Plotting code records

— start —

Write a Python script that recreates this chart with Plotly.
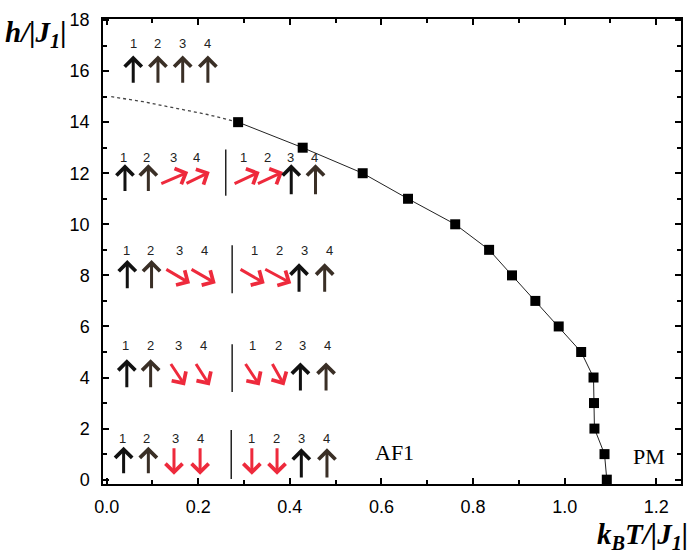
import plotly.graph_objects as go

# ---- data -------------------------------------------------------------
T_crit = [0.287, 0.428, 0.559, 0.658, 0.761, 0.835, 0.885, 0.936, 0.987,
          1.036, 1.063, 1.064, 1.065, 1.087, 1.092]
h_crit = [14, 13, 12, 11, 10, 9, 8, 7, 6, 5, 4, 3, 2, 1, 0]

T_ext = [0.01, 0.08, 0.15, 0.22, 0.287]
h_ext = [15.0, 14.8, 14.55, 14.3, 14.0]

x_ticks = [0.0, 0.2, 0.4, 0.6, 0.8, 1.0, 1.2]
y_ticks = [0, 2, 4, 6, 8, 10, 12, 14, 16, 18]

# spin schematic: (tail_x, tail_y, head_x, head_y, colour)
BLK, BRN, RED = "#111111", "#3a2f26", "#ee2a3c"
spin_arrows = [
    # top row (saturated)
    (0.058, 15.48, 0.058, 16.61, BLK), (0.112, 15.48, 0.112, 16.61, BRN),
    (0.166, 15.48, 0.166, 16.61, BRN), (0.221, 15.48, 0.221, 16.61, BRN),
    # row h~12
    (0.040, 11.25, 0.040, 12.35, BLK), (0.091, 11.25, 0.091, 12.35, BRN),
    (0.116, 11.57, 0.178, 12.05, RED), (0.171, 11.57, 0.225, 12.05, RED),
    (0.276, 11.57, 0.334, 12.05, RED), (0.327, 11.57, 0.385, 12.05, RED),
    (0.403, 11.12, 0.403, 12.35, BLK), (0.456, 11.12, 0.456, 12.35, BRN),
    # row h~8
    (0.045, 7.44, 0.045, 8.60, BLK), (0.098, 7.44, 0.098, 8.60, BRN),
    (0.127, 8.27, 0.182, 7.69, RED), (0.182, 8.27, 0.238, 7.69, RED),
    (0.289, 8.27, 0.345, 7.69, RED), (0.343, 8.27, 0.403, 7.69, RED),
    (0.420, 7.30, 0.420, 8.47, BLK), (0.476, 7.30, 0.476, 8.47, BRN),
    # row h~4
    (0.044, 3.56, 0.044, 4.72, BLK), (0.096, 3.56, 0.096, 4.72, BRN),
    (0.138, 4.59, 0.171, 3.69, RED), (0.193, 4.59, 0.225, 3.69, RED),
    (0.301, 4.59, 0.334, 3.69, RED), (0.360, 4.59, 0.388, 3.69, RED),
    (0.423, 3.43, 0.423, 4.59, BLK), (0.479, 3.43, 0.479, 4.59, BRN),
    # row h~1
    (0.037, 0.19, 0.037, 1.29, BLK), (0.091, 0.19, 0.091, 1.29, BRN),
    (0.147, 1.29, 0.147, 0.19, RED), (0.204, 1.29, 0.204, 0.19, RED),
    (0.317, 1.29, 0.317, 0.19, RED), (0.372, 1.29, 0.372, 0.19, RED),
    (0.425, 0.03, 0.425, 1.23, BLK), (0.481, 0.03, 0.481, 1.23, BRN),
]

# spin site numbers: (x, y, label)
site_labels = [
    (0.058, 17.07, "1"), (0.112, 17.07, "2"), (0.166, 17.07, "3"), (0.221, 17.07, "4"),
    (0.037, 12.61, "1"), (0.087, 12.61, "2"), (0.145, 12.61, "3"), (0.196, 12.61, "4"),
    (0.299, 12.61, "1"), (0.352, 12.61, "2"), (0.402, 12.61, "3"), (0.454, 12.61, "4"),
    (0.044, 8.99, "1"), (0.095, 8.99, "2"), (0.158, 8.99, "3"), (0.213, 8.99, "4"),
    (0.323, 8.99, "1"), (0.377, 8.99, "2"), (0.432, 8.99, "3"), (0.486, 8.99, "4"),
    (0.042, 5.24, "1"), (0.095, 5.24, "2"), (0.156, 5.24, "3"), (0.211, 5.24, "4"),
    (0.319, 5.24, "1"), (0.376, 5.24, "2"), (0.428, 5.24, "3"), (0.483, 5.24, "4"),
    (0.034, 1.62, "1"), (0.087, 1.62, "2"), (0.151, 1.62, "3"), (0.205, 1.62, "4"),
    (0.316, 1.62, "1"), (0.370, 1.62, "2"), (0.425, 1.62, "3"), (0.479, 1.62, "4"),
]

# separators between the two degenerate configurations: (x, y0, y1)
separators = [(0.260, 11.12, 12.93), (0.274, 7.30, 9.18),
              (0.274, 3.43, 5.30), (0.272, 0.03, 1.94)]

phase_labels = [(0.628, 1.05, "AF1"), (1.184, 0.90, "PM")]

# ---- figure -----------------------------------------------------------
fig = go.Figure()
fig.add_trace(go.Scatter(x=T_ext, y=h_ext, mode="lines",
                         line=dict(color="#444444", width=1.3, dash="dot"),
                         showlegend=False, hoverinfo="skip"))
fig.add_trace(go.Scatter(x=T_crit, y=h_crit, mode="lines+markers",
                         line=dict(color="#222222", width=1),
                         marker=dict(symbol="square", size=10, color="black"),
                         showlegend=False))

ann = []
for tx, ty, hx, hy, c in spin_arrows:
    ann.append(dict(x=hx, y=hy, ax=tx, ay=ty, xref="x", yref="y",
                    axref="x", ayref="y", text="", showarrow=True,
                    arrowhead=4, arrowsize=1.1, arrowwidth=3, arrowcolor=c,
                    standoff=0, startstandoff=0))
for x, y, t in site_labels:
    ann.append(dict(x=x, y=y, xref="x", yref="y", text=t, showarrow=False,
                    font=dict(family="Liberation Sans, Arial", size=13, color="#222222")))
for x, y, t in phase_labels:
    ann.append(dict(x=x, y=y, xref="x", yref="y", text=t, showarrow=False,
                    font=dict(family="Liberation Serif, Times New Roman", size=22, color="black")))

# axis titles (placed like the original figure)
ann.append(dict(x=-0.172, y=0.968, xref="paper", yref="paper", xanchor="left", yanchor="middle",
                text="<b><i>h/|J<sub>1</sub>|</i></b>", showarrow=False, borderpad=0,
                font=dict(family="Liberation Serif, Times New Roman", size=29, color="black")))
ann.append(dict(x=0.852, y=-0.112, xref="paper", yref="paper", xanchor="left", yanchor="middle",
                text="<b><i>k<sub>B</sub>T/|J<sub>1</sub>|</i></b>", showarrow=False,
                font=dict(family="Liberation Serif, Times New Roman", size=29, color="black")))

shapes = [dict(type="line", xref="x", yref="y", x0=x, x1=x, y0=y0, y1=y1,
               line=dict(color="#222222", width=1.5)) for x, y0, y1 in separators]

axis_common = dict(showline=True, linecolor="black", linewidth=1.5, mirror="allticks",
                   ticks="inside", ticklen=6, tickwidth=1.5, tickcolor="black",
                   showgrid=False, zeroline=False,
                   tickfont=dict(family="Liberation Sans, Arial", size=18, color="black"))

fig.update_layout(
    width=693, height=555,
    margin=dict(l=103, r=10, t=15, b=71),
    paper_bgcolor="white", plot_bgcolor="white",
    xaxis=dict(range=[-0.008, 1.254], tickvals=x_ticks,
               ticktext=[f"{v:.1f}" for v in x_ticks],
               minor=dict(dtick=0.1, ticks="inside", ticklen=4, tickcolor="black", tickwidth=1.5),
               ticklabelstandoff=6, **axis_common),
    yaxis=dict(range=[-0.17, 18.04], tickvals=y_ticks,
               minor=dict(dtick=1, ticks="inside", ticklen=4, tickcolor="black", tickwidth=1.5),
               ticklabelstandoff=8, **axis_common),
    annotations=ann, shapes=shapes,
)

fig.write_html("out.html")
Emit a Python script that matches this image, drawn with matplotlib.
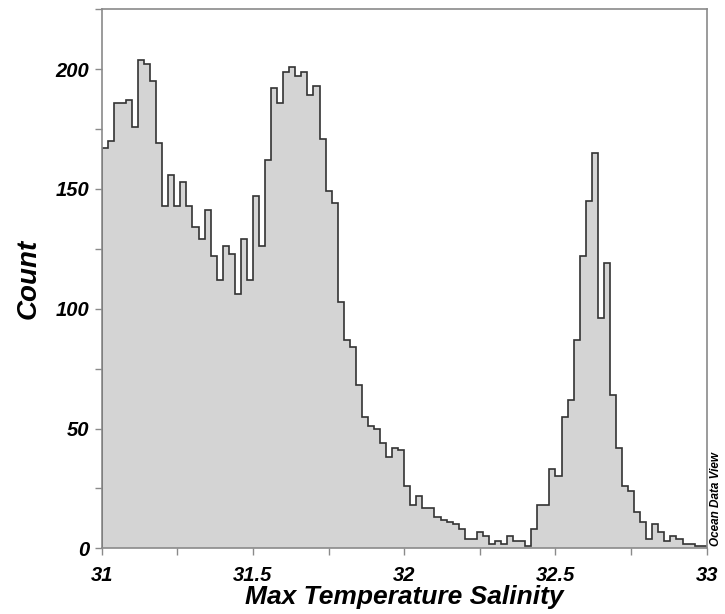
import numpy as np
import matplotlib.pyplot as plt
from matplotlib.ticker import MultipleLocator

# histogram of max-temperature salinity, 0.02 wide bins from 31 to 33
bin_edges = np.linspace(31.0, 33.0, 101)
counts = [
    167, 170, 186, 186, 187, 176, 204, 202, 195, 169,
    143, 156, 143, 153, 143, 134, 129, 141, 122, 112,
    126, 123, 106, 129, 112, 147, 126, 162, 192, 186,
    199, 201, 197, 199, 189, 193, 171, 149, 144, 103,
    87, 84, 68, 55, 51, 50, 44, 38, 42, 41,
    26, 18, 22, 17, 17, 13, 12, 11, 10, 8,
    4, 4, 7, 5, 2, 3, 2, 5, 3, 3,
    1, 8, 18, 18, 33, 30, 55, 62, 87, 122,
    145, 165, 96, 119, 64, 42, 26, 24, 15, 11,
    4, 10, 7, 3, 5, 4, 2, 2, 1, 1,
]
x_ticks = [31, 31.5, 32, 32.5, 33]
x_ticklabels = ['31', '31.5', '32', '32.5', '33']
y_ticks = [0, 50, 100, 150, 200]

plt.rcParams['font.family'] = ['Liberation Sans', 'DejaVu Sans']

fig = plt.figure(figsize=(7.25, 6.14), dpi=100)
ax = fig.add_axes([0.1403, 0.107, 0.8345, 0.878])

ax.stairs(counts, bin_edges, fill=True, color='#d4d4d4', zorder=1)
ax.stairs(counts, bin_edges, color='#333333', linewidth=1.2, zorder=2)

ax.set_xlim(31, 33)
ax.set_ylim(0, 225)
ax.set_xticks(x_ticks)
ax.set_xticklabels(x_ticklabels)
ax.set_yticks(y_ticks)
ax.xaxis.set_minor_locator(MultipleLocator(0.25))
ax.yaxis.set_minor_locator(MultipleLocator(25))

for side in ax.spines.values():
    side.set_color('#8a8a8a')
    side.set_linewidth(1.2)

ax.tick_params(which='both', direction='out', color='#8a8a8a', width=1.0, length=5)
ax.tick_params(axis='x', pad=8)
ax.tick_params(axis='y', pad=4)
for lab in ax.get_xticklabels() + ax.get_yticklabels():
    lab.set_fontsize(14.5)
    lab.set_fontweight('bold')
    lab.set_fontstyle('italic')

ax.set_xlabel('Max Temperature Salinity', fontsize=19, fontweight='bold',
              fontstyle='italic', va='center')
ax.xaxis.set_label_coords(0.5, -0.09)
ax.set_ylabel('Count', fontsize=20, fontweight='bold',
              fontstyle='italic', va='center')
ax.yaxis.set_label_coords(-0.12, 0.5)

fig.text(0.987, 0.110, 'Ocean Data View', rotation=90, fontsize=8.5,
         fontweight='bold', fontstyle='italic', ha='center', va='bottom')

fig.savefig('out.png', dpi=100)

— end —

> Stated goal
Output word for word the lines running from the one containing "Emit a Python" to the one containing "from matplotlib.ticker import MultipleLocator", both included, leaving out the pictures.

> Complete answer
Emit a Python script that matches this image, drawn with matplotlib.
import numpy as np
import matplotlib.pyplot as plt
from matplotlib.ticker import MultipleLocator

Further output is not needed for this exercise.